-- CHALLENGE --
Everything from the line with "Output the Python" through the line with "ax.plot(xs, m *", inclusive, should be repeated exactly, except the pictures.

-- Source code of charts --

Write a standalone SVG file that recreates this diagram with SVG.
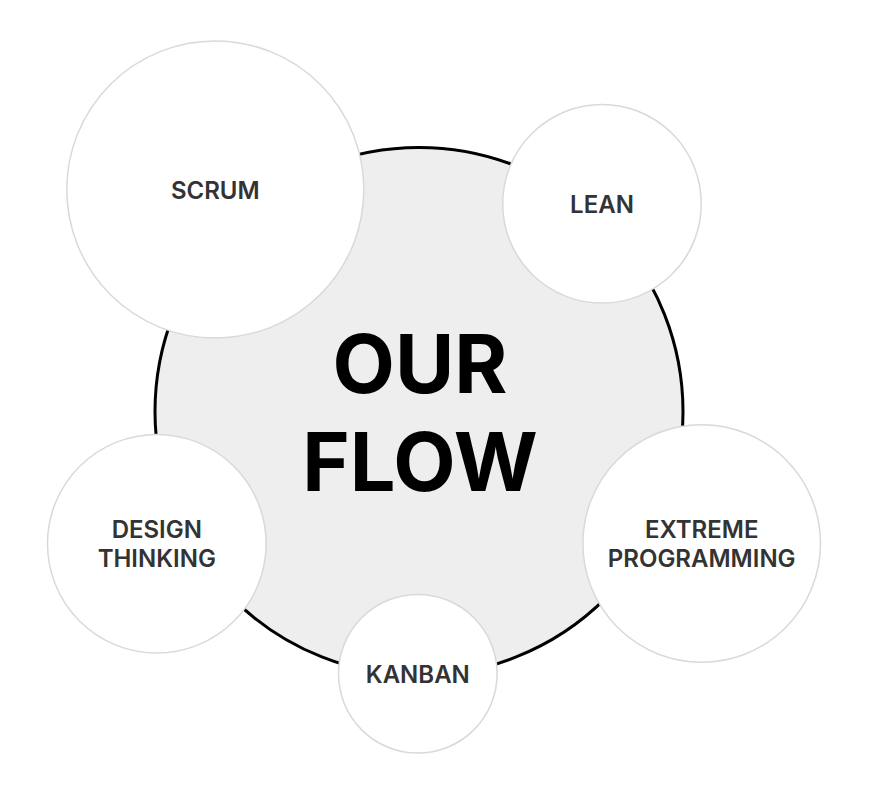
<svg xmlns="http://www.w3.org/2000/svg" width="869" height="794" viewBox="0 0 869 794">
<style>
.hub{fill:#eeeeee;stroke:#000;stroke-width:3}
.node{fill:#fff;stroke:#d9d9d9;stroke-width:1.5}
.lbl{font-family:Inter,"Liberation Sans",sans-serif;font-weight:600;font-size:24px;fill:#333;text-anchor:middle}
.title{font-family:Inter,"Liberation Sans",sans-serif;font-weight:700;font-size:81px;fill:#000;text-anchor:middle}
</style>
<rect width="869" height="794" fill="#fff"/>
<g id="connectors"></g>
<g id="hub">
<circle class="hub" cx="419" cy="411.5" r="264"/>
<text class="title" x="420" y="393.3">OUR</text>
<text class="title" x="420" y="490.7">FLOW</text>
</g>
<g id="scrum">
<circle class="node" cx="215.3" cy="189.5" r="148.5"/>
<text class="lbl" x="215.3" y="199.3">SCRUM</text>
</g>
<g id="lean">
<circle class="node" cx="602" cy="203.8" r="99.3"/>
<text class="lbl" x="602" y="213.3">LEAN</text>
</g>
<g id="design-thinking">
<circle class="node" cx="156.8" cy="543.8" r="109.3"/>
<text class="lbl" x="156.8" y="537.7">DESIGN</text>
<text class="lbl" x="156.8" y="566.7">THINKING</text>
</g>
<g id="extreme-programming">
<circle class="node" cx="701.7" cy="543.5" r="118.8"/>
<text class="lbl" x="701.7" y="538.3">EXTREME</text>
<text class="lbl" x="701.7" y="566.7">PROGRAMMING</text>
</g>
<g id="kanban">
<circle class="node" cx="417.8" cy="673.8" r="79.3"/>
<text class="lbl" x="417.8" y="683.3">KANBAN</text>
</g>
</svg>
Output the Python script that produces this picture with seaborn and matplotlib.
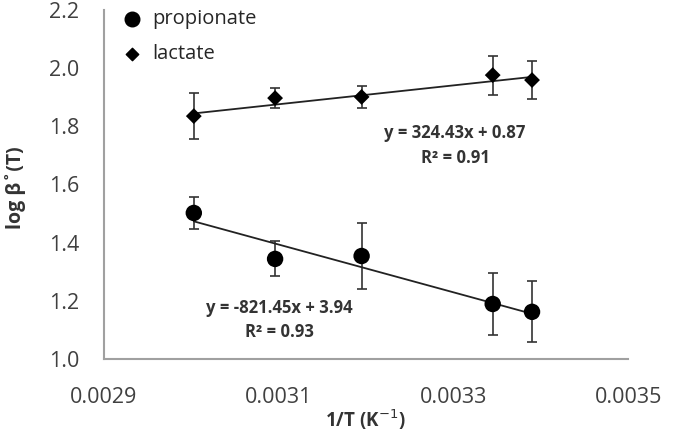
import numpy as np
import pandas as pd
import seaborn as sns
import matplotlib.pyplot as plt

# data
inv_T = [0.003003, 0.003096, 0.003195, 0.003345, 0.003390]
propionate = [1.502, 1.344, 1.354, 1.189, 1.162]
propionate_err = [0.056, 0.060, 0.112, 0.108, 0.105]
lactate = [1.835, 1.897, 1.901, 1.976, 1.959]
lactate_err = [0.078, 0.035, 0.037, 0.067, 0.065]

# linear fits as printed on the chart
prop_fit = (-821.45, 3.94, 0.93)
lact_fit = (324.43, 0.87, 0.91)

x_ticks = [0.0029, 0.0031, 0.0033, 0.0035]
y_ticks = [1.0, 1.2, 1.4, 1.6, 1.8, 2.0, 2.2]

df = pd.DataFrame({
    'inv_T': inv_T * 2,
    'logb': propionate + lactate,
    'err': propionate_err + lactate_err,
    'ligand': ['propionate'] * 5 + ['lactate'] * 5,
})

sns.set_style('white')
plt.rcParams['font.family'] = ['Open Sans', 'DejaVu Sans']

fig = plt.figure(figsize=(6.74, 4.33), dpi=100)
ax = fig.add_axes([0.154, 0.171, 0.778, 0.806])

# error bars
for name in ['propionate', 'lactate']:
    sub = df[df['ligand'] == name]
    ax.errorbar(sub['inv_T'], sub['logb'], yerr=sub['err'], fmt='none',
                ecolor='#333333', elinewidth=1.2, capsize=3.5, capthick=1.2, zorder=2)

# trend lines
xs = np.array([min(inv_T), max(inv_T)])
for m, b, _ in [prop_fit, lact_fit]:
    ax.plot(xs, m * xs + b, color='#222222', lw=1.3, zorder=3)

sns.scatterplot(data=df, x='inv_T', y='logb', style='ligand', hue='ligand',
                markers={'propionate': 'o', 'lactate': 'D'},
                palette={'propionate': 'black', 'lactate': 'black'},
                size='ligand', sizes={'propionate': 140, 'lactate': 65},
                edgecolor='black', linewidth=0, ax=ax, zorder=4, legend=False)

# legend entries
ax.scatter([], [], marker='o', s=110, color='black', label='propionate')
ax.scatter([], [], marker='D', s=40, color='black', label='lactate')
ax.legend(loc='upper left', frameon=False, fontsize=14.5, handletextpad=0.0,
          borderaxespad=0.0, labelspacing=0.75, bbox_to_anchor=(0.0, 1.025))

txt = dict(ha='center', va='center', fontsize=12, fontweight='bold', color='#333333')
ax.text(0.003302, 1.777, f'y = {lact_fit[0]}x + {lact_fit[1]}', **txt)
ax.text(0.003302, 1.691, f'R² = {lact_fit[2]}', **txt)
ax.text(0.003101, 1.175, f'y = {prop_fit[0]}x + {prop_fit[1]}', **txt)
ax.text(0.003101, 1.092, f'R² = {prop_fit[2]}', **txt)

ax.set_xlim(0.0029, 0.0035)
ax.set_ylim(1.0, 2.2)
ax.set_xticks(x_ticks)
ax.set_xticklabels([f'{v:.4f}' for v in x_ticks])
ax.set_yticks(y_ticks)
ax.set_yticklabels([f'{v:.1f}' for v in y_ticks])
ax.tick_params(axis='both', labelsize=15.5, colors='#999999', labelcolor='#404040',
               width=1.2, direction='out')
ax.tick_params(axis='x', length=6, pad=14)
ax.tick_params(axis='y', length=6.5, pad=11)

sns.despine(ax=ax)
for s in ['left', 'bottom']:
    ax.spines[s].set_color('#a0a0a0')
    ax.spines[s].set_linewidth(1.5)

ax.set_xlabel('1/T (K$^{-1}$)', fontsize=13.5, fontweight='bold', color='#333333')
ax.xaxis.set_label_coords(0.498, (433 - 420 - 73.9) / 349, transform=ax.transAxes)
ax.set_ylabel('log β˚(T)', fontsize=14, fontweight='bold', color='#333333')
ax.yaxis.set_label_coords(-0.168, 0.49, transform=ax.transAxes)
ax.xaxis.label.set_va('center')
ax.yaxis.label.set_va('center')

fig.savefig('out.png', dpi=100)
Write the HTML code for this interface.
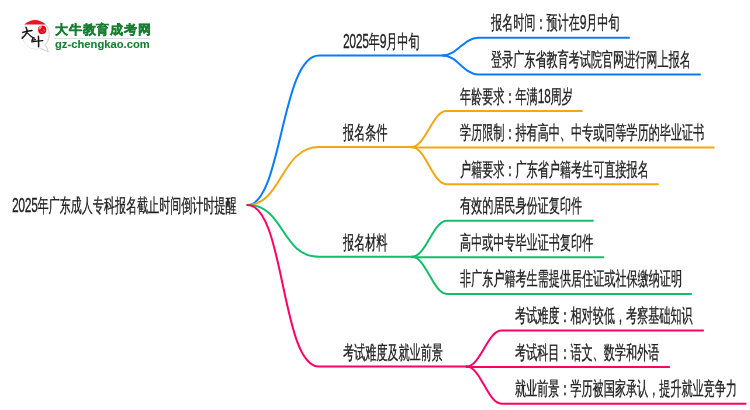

-- OUTPUT BELOW --
Output the Python script that produces this picture with seaborn and matplotlib.
import numpy as np
import pandas as pd
import seaborn as sns
import matplotlib.pyplot as plt

# data
inv_T = [0.003003, 0.003096, 0.003195, 0.003345, 0.003390]
propionate = [1.502, 1.344, 1.354, 1.189, 1.162]
propionate_err = [0.056, 0.060, 0.112, 0.108, 0.105]
lactate = [1.835, 1.897, 1.901, 1.976, 1.959]
lactate_err = [0.078, 0.035, 0.037, 0.067, 0.065]

# linear fits as printed on the chart
prop_fit = (-821.45, 3.94, 0.93)
lact_fit = (324.43, 0.87, 0.91)

x_ticks = [0.0029, 0.0031, 0.0033, 0.0035]
y_ticks = [1.0, 1.2, 1.4, 1.6, 1.8, 2.0, 2.2]

df = pd.DataFrame({
    'inv_T': inv_T * 2,
    'logb': propionate + lactate,
    'err': propionate_err + lactate_err,
    'ligand': ['propionate'] * 5 + ['lactate'] * 5,
})

sns.set_style('white')
plt.rcParams['font.family'] = ['Open Sans', 'DejaVu Sans']

fig = plt.figure(figsize=(6.74, 4.33), dpi=100)
ax = fig.add_axes([0.154, 0.171, 0.778, 0.806])

# error bars
for name in ['propionate', 'lactate']:
    sub = df[df['ligand'] == name]
    ax.errorbar(sub['inv_T'], sub['logb'], yerr=sub['err'], fmt='none',
                ecolor='#333333', elinewidth=1.2, capsize=3.5, capthick=1.2, zorder=2)

# trend lines
xs = np.array([min(inv_T), max(inv_T)])
for m, b, _ in [prop_fit, lact_fit]:
    ax.plot(xs, m * xs + b, color='#222222', lw=1.3, zorder=3)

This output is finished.